Data shown:
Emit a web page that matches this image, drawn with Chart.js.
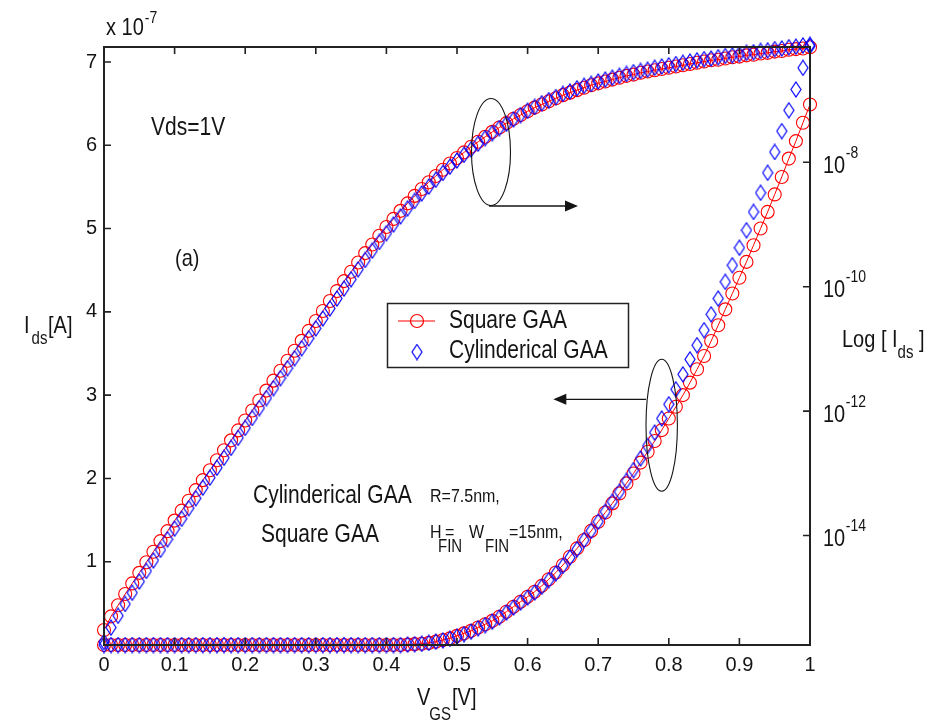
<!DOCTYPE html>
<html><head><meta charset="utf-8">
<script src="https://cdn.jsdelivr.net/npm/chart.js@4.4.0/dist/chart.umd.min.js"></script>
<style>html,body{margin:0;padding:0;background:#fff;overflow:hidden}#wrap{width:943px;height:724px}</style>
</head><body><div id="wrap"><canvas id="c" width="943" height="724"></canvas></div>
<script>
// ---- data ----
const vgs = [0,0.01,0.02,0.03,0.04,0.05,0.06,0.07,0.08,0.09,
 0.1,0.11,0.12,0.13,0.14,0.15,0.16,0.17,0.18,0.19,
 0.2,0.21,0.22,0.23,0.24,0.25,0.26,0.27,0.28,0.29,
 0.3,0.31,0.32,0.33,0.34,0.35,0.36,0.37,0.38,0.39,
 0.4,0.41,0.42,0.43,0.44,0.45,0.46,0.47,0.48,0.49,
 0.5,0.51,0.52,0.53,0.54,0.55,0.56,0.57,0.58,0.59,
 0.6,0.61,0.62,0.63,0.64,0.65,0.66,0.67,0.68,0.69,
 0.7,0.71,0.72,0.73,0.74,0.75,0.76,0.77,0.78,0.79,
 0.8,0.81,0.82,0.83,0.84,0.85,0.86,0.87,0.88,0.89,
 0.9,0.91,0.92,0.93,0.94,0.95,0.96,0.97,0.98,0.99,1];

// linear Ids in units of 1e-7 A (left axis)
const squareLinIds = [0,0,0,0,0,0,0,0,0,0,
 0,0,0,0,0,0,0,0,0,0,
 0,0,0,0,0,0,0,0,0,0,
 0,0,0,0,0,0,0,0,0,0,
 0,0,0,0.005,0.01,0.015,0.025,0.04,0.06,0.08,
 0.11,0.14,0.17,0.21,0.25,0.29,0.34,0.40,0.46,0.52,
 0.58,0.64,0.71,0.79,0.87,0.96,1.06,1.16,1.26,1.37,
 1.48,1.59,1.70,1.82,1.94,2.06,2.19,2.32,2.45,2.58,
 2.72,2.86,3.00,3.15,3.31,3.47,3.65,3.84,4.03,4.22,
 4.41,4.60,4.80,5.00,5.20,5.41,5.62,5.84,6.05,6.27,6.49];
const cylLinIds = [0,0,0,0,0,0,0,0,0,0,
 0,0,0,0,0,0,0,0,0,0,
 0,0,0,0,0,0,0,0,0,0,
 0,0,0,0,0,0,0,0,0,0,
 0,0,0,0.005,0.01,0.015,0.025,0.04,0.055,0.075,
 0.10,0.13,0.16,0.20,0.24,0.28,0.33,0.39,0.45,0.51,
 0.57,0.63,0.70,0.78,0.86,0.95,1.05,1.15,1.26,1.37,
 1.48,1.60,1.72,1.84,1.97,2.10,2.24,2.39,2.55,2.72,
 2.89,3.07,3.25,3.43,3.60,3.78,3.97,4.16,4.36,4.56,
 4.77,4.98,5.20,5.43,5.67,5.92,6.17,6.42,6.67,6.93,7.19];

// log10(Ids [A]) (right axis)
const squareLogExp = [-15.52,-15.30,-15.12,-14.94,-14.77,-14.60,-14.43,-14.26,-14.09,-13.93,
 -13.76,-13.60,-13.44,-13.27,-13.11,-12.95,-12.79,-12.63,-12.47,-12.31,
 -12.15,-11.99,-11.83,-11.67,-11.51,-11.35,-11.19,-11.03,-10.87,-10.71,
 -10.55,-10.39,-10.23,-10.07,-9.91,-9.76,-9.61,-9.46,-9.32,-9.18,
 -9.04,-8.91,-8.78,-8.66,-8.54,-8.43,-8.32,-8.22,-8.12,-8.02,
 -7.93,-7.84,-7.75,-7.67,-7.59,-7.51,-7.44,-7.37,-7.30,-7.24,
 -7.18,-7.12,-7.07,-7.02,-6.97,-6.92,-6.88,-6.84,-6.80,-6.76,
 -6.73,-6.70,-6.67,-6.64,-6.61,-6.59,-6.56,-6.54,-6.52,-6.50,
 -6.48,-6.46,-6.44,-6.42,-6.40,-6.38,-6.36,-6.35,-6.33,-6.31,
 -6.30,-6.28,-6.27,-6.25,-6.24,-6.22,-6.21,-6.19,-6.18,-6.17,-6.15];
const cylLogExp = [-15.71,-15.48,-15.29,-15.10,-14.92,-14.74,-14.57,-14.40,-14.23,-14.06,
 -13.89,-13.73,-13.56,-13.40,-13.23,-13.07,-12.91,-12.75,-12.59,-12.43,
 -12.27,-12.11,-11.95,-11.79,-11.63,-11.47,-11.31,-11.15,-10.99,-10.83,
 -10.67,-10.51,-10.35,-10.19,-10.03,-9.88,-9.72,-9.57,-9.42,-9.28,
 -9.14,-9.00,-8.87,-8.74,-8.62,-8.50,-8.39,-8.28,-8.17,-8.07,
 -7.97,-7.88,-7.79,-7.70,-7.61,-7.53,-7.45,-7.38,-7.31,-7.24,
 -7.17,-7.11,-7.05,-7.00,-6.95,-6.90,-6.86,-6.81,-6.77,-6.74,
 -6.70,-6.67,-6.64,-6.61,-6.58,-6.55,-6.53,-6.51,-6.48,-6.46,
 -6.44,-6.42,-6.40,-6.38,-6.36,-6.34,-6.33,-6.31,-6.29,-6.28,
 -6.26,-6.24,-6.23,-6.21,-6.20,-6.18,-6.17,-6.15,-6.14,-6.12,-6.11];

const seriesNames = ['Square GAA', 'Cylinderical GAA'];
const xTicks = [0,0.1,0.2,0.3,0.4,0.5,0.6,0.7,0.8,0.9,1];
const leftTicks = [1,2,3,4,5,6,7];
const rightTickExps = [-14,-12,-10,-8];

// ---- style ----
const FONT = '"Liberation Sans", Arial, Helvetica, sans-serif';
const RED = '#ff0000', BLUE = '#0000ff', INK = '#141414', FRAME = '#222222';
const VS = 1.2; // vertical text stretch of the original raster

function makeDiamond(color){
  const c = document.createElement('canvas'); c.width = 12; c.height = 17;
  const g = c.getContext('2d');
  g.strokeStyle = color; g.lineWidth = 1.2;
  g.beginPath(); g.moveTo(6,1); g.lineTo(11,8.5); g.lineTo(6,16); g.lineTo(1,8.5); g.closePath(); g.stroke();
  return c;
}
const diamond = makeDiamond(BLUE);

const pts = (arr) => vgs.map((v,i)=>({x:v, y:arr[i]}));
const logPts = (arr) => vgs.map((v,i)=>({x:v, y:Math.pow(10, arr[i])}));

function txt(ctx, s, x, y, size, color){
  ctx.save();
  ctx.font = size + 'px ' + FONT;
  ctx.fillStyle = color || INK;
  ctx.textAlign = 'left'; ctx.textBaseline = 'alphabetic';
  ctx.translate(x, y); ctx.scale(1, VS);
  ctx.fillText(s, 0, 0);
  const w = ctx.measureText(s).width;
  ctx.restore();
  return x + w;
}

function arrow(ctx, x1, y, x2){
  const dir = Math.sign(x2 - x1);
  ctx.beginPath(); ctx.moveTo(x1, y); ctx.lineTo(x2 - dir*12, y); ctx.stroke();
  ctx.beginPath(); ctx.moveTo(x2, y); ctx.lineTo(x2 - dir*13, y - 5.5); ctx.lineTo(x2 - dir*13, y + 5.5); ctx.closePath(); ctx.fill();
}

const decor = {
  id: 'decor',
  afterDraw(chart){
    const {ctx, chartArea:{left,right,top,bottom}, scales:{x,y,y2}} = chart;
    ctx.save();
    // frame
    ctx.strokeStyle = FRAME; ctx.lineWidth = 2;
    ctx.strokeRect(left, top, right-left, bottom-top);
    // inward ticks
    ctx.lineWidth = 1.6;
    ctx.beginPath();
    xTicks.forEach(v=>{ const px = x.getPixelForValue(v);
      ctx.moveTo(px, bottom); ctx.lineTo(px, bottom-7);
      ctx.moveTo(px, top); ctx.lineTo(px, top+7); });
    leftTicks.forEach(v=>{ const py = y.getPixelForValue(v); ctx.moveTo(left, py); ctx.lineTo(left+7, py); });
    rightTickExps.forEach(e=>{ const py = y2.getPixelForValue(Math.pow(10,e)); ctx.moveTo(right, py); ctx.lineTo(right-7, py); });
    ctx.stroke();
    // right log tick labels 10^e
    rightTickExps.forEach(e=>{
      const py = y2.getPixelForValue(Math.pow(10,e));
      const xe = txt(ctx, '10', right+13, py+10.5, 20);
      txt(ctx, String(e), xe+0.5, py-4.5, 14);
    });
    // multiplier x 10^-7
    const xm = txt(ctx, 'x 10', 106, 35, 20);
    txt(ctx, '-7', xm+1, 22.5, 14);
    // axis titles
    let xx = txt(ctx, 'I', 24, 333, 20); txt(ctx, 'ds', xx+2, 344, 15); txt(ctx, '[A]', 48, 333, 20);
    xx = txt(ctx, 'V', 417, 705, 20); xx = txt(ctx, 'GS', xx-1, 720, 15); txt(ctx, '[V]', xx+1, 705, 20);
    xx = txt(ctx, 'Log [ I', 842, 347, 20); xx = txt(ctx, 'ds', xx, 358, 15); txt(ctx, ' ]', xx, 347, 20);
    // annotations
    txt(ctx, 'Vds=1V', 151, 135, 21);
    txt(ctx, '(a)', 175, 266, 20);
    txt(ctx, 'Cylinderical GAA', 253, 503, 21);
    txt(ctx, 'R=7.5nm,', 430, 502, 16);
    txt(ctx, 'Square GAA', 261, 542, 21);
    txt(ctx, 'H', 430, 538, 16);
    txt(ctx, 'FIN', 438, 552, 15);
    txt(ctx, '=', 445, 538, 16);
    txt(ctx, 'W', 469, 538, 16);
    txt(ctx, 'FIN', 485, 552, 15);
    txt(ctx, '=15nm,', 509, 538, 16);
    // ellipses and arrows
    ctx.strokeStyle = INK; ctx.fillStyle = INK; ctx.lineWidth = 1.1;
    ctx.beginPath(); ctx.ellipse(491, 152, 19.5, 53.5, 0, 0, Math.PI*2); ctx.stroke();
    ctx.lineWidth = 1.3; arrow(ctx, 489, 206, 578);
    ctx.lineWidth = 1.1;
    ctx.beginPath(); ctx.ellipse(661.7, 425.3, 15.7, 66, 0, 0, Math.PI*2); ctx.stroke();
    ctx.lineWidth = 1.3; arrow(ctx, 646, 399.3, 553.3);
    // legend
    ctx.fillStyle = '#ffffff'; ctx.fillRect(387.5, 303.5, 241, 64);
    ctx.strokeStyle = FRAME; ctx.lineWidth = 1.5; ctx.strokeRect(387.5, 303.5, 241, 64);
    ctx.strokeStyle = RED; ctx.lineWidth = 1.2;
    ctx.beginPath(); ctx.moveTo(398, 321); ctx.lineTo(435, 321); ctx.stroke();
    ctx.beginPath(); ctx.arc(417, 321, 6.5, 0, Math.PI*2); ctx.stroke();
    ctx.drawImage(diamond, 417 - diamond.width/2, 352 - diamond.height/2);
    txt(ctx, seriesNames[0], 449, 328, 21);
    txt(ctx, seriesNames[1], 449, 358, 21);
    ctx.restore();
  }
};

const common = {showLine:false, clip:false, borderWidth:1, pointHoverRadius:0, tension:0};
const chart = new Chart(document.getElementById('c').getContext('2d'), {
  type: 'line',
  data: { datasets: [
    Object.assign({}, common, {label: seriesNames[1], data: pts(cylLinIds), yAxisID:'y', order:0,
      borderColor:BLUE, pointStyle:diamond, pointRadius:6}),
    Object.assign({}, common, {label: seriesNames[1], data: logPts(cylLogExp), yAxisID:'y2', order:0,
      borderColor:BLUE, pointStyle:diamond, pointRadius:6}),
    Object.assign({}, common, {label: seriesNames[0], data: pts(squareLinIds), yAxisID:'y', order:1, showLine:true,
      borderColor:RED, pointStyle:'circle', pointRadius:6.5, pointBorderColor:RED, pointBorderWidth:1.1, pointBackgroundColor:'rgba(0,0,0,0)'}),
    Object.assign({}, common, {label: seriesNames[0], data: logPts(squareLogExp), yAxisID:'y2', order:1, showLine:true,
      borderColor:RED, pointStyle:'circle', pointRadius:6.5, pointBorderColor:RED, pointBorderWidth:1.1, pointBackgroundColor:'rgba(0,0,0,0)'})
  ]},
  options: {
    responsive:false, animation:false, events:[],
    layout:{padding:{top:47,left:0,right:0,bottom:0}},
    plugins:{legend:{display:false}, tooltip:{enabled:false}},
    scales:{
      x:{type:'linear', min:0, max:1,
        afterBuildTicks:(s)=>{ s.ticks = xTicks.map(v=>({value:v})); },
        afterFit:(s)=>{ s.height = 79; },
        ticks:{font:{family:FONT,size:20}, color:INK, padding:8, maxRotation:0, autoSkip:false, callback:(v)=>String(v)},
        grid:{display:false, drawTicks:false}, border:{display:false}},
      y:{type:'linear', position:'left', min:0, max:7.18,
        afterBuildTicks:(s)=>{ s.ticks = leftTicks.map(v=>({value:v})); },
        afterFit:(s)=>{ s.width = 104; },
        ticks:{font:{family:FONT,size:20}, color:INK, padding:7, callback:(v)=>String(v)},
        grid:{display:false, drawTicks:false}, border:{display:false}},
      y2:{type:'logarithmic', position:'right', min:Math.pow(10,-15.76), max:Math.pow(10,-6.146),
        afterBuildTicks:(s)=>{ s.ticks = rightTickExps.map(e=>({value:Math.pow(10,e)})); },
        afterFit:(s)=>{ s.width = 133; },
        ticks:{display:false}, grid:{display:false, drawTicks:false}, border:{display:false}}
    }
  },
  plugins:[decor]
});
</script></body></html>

Given request: Write out each line of the listing above, exactly, from its first line to the line holding "0.9,0.91,0.92,0.93,0.94,0.95,0.96,0.97,0.98,0.99,1];", inclusive. Skip the pictures.

Correct result:
Emit a web page that matches this image, drawn with Chart.js.
<!DOCTYPE html>
<html><head><meta charset="utf-8">
<script src="https://cdn.jsdelivr.net/npm/chart.js@4.4.0/dist/chart.umd.min.js"></script>
<style>html,body{margin:0;padding:0;background:#fff;overflow:hidden}#wrap{width:943px;height:724px}</style>
</head><body><div id="wrap"><canvas id="c" width="943" height="724"></canvas></div>
<script>
// ---- data ----
const vgs = [0,0.01,0.02,0.03,0.04,0.05,0.06,0.07,0.08,0.09,
 0.1,0.11,0.12,0.13,0.14,0.15,0.16,0.17,0.18,0.19,
 0.2,0.21,0.22,0.23,0.24,0.25,0.26,0.27,0.28,0.29,
 0.3,0.31,0.32,0.33,0.34,0.35,0.36,0.37,0.38,0.39,
 0.4,0.41,0.42,0.43,0.44,0.45,0.46,0.47,0.48,0.49,
 0.5,0.51,0.52,0.53,0.54,0.55,0.56,0.57,0.58,0.59,
 0.6,0.61,0.62,0.63,0.64,0.65,0.66,0.67,0.68,0.69,
 0.7,0.71,0.72,0.73,0.74,0.75,0.76,0.77,0.78,0.79,
 0.8,0.81,0.82,0.83,0.84,0.85,0.86,0.87,0.88,0.89,
 0.9,0.91,0.92,0.93,0.94,0.95,0.96,0.97,0.98,0.99,1];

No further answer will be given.